Much like Burns, Sabat says that his experience on the big stage will help him here in the WSOP APAC Main Event, and future events, as his thirst for the game is as strong as ever.
“I feel like I have improved my game by at least 50% just playing those seven days at the WSOP Main Event in Vegas,” explained Sabat. “Just experiencing that type of pressure, and just the way people react to high-pressure situations. It gives you a whole new outlook. You don’t know what poker is until you’ve gone that deep in the Main. It’s the biggest tournament in the world!”

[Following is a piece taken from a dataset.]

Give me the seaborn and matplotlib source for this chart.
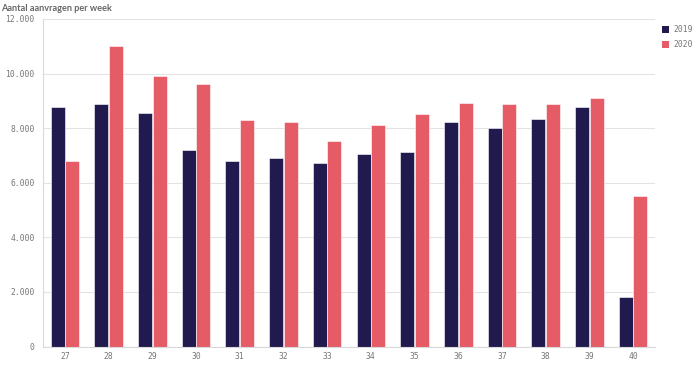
import matplotlib
matplotlib.use("Agg")
from matplotlib import pyplot as plt
from matplotlib.ticker import FuncFormatter
from matplotlib.patches import Patch
import pandas as pd
import seaborn as sns

weeks = ['27', '28', '29', '30', '31', '32', '33', '34', '35', '36', '37', '38', '39', '40']
aanvragen_2019 = [8780, 8900, 8540, 7200, 6780, 6900, 6730, 7070, 7140, 8240, 8010, 8350, 8780, 1830]
aanvragen_2020 = [6790, 11020, 9920, 9610, 8290, 8220, 7520, 8120, 8520, 8920, 8870, 8900, 9090, 5530]
years = ['2019', '2020']
colors = ['#211a4f', '#e55c67']

df = pd.DataFrame({
    'week': weeks * 2,
    'jaar': [years[0]] * len(weeks) + [years[1]] * len(weeks),
    'aantal': aanvragen_2019 + aanvragen_2020,
})

sns.set_style("white")
fig = plt.figure(figsize=(6.96, 3.65), dpi=100)
ax = fig.add_axes([43 / 696, 1 - 346.5 / 365, (655 - 43) / 696, (346.5 - 19) / 365])

sns.barplot(data=df, x='week', y='aantal', hue='jaar', palette=colors, saturation=1,
            width=0.67, gap=0.04, edgecolor='#ffffff', linewidth=0.4,
            legend=False, ax=ax)

ax.set_xlim(-0.5, len(weeks) - 0.5)
ax.set_ylim(0, 12000)
ax.set_yticks(range(0, 12001, 2000))
ax.yaxis.set_major_formatter(FuncFormatter(lambda v, p: f"{int(v):,}".replace(',', '.')))
ax.grid(axis='y', color='#e3e3e3', linewidth=0.8)
ax.set_axisbelow(True)
ax.set_xlabel('')
ax.set_ylabel('')

for s in ['top', 'right']:
    ax.spines[s].set_visible(False)
for s in ['left', 'bottom']:
    ax.spines[s].set_color('#d9d9d9')
    ax.spines[s].set_linewidth(0.8)

ax.tick_params(axis='y', length=4, color='#d9d9d9', pad=2, labelsize=5.8, labelcolor='#777777')
ax.tick_params(axis='x', length=0, pad=4, labelsize=5.8, labelcolor='#777777')
for lab in ax.get_xticklabels() + ax.get_yticklabels():
    lab.set_family('DejaVu Sans Mono')

handles = [Patch(facecolor=c, edgecolor='none') for c in colors]
leg = fig.legend(handles, years, loc='upper left', bbox_to_anchor=(655 / 696, 1 - 18 / 365),
                 frameon=False, handlelength=0.8, handleheight=0.8, handletextpad=0.6,
                 labelspacing=0.75, prop={'family': 'DejaVu Sans Mono', 'size': 5.8})
for t in leg.get_texts():
    t.set_color('#777777')

fig.text(0.002, 0.988, 'Aantal aanvragen per week', ha='left', va='top',
         fontsize=6.6, fontweight='bold', color='#666666', family='Lato')

fig.savefig('out.png', dpi=100)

“I’m definitely a better player for it, that’s why I want to keep playing a bunch. Even if I have to fly 16 hours to play the World Series!”
Sabat will be able to enjoy a little rest before returning to the Crown Poker Room on Tuesday to continue his battle in the WSOP APAC Main Event.

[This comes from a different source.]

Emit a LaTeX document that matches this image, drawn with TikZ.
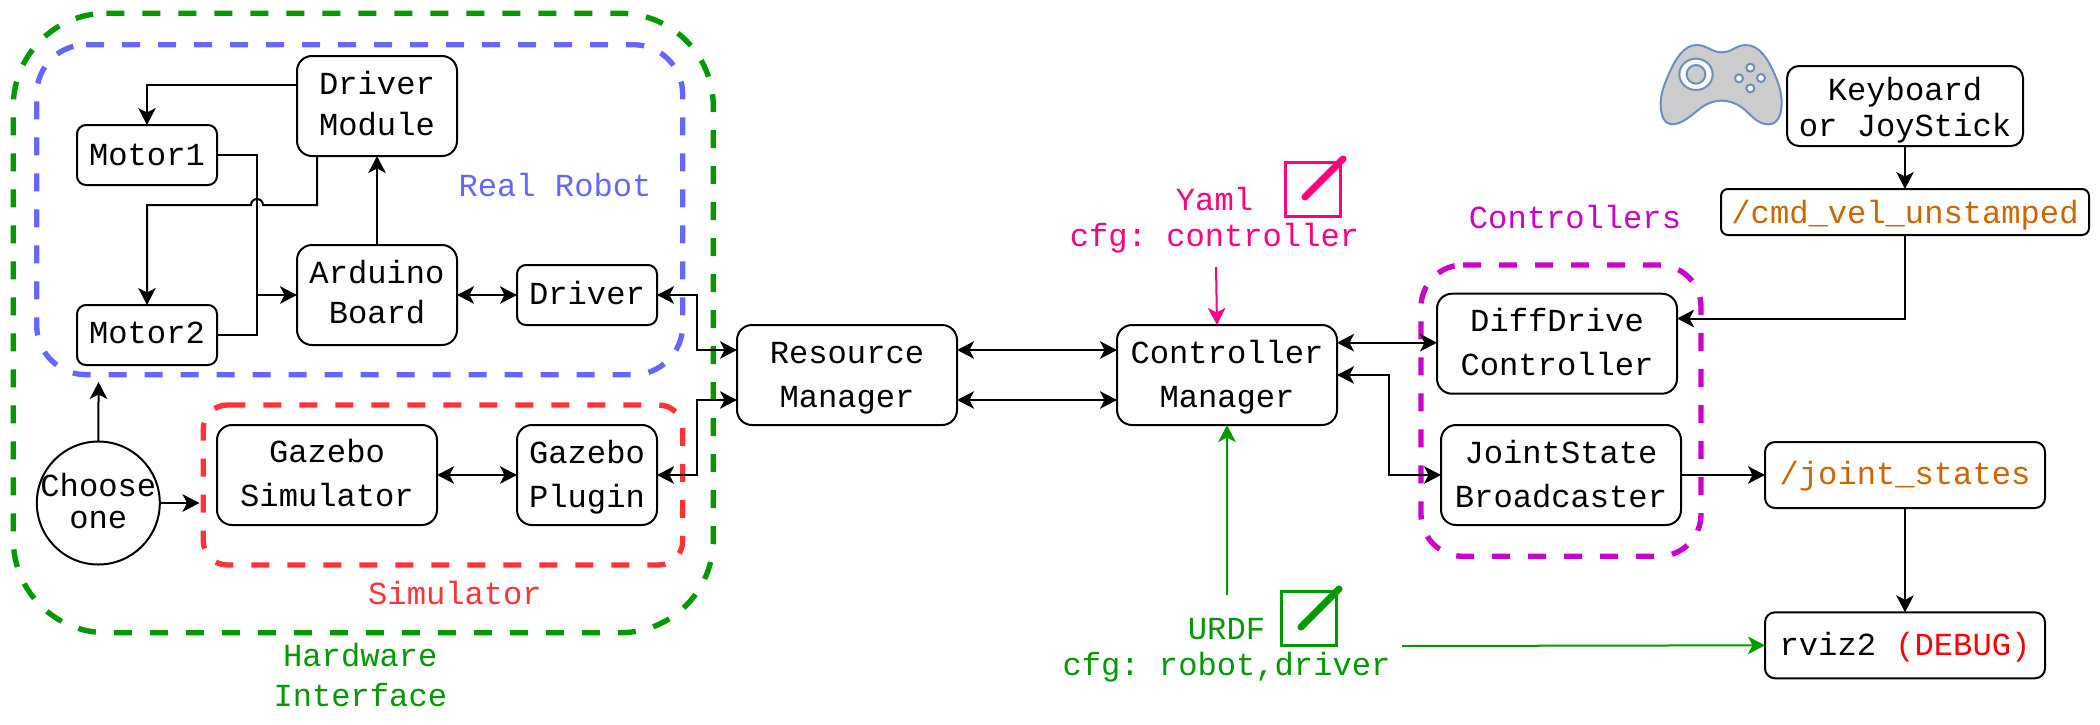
\documentclass[tikz,border=0pt]{standalone}
\usepackage{fontspec}
\setmainfont{Liberation Mono}
\usetikzlibrary{arrows.meta,calc}
\AtBeginDocument{\frenchspacing}
\definecolor{grn}{HTML}{009900}
\definecolor{blu}{HTML}{6666FF}
\definecolor{rd}{HTML}{FF3333}
\definecolor{mag}{HTML}{CC00CC}
\definecolor{pnk}{HTML}{FF0080}
\definecolor{org}{HTML}{CC6600}
\definecolor{padstroke}{HTML}{6C8EBF}
\newcommand{\fs}[1]{\fontsize{32.14}{#1}\selectfont}
\newcommand{\grouprect}[6]{%
  \draw[group=#1] ({#2+#6},#3) -- ({#4-#6},#3) arc[start angle=90,end angle=0,radius=#6 pt]
    -- (#4,{#5-#6}) arc[start angle=0,end angle=-90,radius=#6 pt]
    -- ({#2+#6},#5) arc[start angle=-90,end angle=-180,radius=#6 pt]
    -- (#2,{#3+#6}) arc[start angle=180,end angle=90,radius=#6 pt];}
\tikzset{
  box/.style={draw=black,fill=white,line width=2pt,rounded corners=#1,inner sep=0pt,outer sep=0pt,align=center,text depth=0pt},
  box/.default=15pt,
  gap/.style={font=\fs{#1}},
  gap=40,
  tb/.style={text depth=0pt,text height=2*#1 pt+3pt},
  lbl/.style={inner sep=0pt,outer sep=0pt,align=center,text depth=0pt,text height=3pt},
  group/.style={draw=#1,line width=5.36pt,dash pattern=on 18pt off 18pt,fill=none},
  conn/.style={line width=2pt,-{Stealth[length=17pt,width=17.5pt,inset=4.5pt]}},
  biconn/.style={line width=2pt,{Stealth[length=17pt,width=17.5pt,inset=4.5pt]}-{Stealth[length=17pt,width=17.5pt,inset=4.5pt]}},
  plain/.style={line width=2pt},
  penbox/.style={line width=3pt},
  penline/.style={line width=7pt,line cap=round},
}
\begin{document}
\begin{tikzpicture}[x=1pt,y=-1pt]
\useasboundingbox (0,0) rectangle (2100,724);
% groups
\grouprect{grn}{13.3}{13.3}{713.3}{632.7}{93}
\grouprect{blu}{36.7}{44.7}{682.7}{374.7}{49.5}
\grouprect{rd}{203.3}{405}{682.7}{565}{24}
\grouprect{mag}{1421}{265}{1701}{556.3}{42}
% boxes
\node[box=15pt,gap=40.4,tb=27.7,minimum width=160pt,minimum height=100pt] (dm) at (377,106) {Driver\\Module};
\node[box=9pt,gap=40,tb=9,minimum width=140pt,minimum height=60pt] (m1) at (147,155) {Motor1};
\node[box=9pt,gap=40,tb=7,minimum width=140pt,minimum height=60pt] (m2) at (147,335) {Motor2};
\node[box=15pt,gap=40,tb=26.7,minimum width=160pt,minimum height=100pt] (ab) at (377,295) {Arduino\\Board};
\node[box=9pt,gap=40,tb=8.3,minimum width=140pt,minimum height=60pt] (dr) at (587,295) {Driver};
\node[box=15pt,gap=44,tb=30.3,minimum width=220pt,minimum height=100pt] (gs) at (327,475) {Gazebo\\Simulator};
\node[box=15pt,gap=44,tb=30.5,minimum width=140pt,minimum height=100pt] (gp) at (587,475) {Gazebo\\Plugin};
\node[draw=black,fill=white,line width=2pt,circle,minimum size=123pt,inner sep=-12pt,outer sep=0pt,align=center,gap=32,tb=24.3] (ch) at (98.3,503) {Choose\\one};
\node[box=15pt,gap=44,tb=30.7,minimum width=220pt,minimum height=100pt] (rm) at (847,375) {Resource\\Manager};
\node[box=15pt,gap=44,tb=30.7,minimum width=220pt,minimum height=100pt] (cm) at (1227,375) {Controller\\Manager};
\node[box=15pt,gap=44,tb=30.3,minimum width=240pt,minimum height=100pt] (dd) at (1557,343.7) {DiffDrive\\Controller};
\node[box=15pt,gap=44.3,tb=31,minimum width=240pt,minimum height=100pt] (js) at (1561,475) {JointState\\Broadcaster};
\node[box=12pt,gap=35.7,tb=29,minimum width=236pt,minimum height=80pt] (kb) at (1905,106) {Keyboard\\or JoyStick};
\node[box=7pt,gap=40,tb=9.7,minimum width=368pt,minimum height=46pt,text=org] (cv) at (1905,212) {/cmd\_vel\_unstamped};
\node[box=10pt,gap=40,tb=8.3,minimum width=280pt,minimum height=66pt,text=org] (jt) at (1905,475) {/joint\_states};
\node[box=10pt,gap=40,tb=8.7,minimum width=280pt,minimum height=66pt] (rv) at (1905,645.3) {rviz2 \textcolor{red}{(DEBUG)}};
% labels
\node[lbl,gap=40,text=blu] (lreal) at (555,195) {Real Robot};
\node[lbl,gap=40,text=rd] (lsim) at (455,603.3) {Simulator};
\node[lbl,gap=40.3,text=grn] (lhw) at (360.3,705.3) {Hardware\\Interface};
\node[lbl,gap=35.7,text=pnk] (lyaml) at (1214.5,245) {Yaml\\cfg: controller};
\node[lbl,gap=36.3,text=grn] (lurdf) at (1226.5,674) {URDF\\cfg: robot,driver};
\node[lbl,gap=40,text=mag] (lctl) at (1575,226.7) {Controllers};
% connectors
\draw[conn] (dm.west |- 0,85) -| (m1.north);
\draw[conn] (dm.south -| 317,0) -- (317,205) -- (263,205) arc[start angle=0,end angle=180,radius=6pt] -- (147,205) -- (m2.north);
\draw[plain] (m1.east) -- (257,155) -- (257,295);
\draw[plain] (m2.east) -- (257,335) -- (257,295);
\draw[conn] (257,295) -- (ab.west);
\draw[conn] (ab.north) -- (dm.south);
\draw[biconn] (ab.east) -- (dr.west);
\draw[biconn] (gs.east) -- (gp.west);
\coordinate (chtop) at (98.6,382);
\coordinate (chright) at (199.5,503);
\draw[conn] (ch.north) -- (chtop);
\draw[conn] (ch.east) -- (chright);
\draw[biconn] (dr.east) -- (697,295) -- (697,350) -- (rm.west |- 0,350);
\draw[biconn] (gp.east) -- (697,475) -- (697,400) -- (rm.west |- 0,400);
\draw[biconn] (rm.east |- 0,350) -- (cm.west |- 0,350);
\draw[biconn] (rm.east |- 0,400) -- (cm.west |- 0,400);
\draw[biconn] (cm.east |- 0,342.7) -- (dd.west |- 0,342.7);
\draw[biconn] (cm.east |- 0,375) -- (1389,375) -- (1389,475) -- (js.west);
\draw[conn] (kb.south) -- (cv.north);
\draw[conn] (cv.south) |- (dd.east |- 0,318.5);
\draw[conn] (js.east) -- (jt.west |- js.east);
\draw[conn] (jt.south) -- (rv.north);
\coordinate (yamlfrom) at (1216,267);
\coordinate (urdffrom) at (1227,595);
\coordinate (rvfrom) at (1402,646);
\draw[conn,draw=pnk,-{Stealth[length=17pt,width=17.5pt,inset=4.5pt,fill=pnk]}] (yamlfrom) -- (1217,325);
\draw[conn,draw=grn,-{Stealth[length=17pt,width=17.5pt,inset=4.5pt,fill=grn]}] (urdffrom) -- (cm.south);
\draw[conn,draw=grn,-{Stealth[length=17pt,width=17.5pt,inset=4.5pt,fill=grn]}] (rvfrom) -- (rv.west);
% pen icons
\draw[penbox,draw=pnk] (1285.5,162.5) rectangle (1340.5,216.5);
\draw[penline,draw=pnk] (1305,197) -- (1343,159);
\draw[penbox,draw=grn] (1281.5,591.5) rectangle (1336.5,645.5);
\draw[penline,draw=grn] (1301,627) -- (1339,589);
% gamepad
\begin{scope}[shift={(1600,0)},x=0.3333pt,y=-0.3333pt]
\draw[draw=padstroke,fill=black!20,line width=2pt]
 (365,157) .. controls (395,157) and (410,135) .. (437,135)
 .. controls (480,135) and (505,180) .. (525,225)
 .. controls (540,260) and (545,285) .. (545,310)
 .. controls (545,350) and (530,373) .. (505,373)
 .. controls (470,373) and (450,340) .. (425,322)
 .. controls (405,308) and (385,302) .. (365,302)
 .. controls (345,302) and (325,308) .. (305,322)
 .. controls (280,340) and (250,373) .. (215,373)
 .. controls (195,373) and (182,350) .. (182,310)
 .. controls (182,285) and (190,260) .. (205,225)
 .. controls (225,180) and (250,135) .. (290,135)
 .. controls (320,135) and (335,157) .. (365,157) -- cycle;
\draw[draw=padstroke,fill=white,line width=2pt] (288,223) ellipse[x radius=50,y radius=47];
\draw[draw=padstroke,fill=black!20,line width=2pt] (288,223) circle[radius=28];
\foreach \px/\py in {451/203,417/235,483/234,451/265}
  \draw[draw=padstroke,fill=white,line width=2pt] (\px,\py) circle[radius=12];
\end{scope}
\end{tikzpicture}
\end{document}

WSOP APAC Main Event Day 1b Top Ten
Tam Truong – 155,875
Kahle Burns – 152,050
Michael O’Grady – 148,475
Victor Teng – 140,325
Suraj Dutt – 135,400
Vincent Chua – 119,150
Timo Pfutzenreuter – 113,000
Kyle Montgomery – 109,025
Brian Rast – 107,925
Baden Logan – 107,275
The Main Event continues
Have ten grand and want to play some poker? It’s not too late to enter the WSOP APAC Main Event. Registration is open until the first cards are dealt on Day 2 on Tuesday, so get down to the Crown Poker Room if you want a shot at glory. Play recommences at 12:30pm local time where another six levels will be played.
The 2014 World Series of Poker Asia Pacific runs from October 2-18 in the Crown Poker Room in Melbourne, Australia.